Parents in the thick of raising young families and building careers often end up feeling like they're doing neither well, but research shows time away from your kids probably isn't harming their happiness. In fact, the biggest factor when it comes to children's well-being is something you can control -- how passionate you are about your work, and how focused you are on your kids when you do spend time with them.
Time matters less than attitude.
That's the primary take away of a recent HBR post from Wharton professor Stewart D. Friedman, the co-author of a classic study on how parents' work affects their kids. The now 20-year-old research followed 900 families and found that parents' passion for their work is actually linked to fewer behavior problems and greater mental health among kids, irrespective of whether their work limits the hours at home (within reason, of course, 100-hour weeks are awful for everyone involved).
The study "found children were better off when parents cared about work as a source of challenge, creativity, and enjoyment... without regard to the time spent," writes Friedman.
This was especially true of fathers: "to the extent that a father was performing well in and feeling satisfied with his job, his children were likely to demonstrate relatively few behavior problems, again, independent of how long he was working."

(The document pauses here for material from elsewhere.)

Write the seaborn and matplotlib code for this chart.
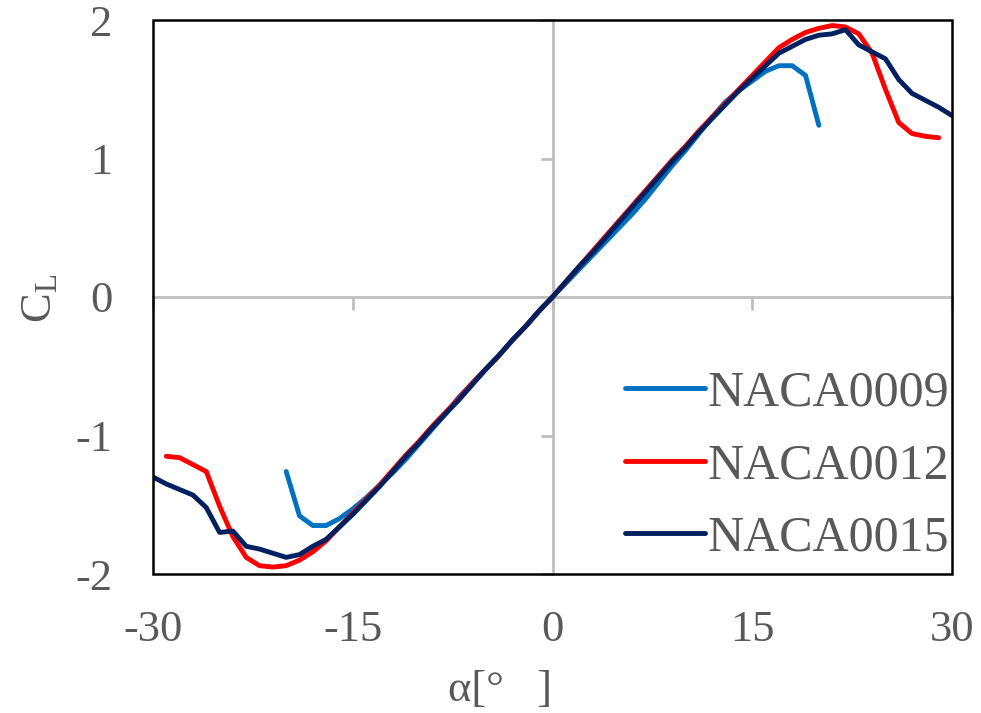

But while passionate engagement with work actually seems to improve outcomes for kids, that only holds, Friedman and his collaborators found, if when you're at home, you're actually mentally at home. Being passionate is great, being obsessed and on your phone all the time, unsurprisingly, isn't.
"Children were more likely to show behavioral problems if their fathers were overly involved psychologically in their careers," insists Friedman. "A father's psychological availability, or presence, which is noticeably absent when he is on his digital device -- was also linked with children having emotional and behavioral problems."
Interestingly, for mothers it wasn't happiness at work that correlated best with children's happiness. Instead, it was having some control over their work, as well as time to spend on themselves. Moms, the research underlines, should put on their their oxygen mask first and not feel guilty about leaving dirty dishes in the sink to slip off to the gym or for a night out with friends.
The results, though slightly different for each gender, jive overall with other findings showing parents overestimate how much "quality time" kids need. The most important thing, this research shows, is that when you're with your children you listen and respond to them. That matters far more than the sheer quantity of hours.
The good news for parents: you control what matters.
All of this adds up to happy news for parents. You probably have limited control over your work hours, but you do have control over your attitude and attention. And these are the factors that matter when it comes to outcomes for kids.
Friedman closes his article with wise advice based on this research-backed truth: "if we care about how our careers are affecting our children's mental health, we can and should focus on the value we place on our careers and experiment with creative ways to be available, physically and psychologically, to our children, though not necessarily in more hours with them."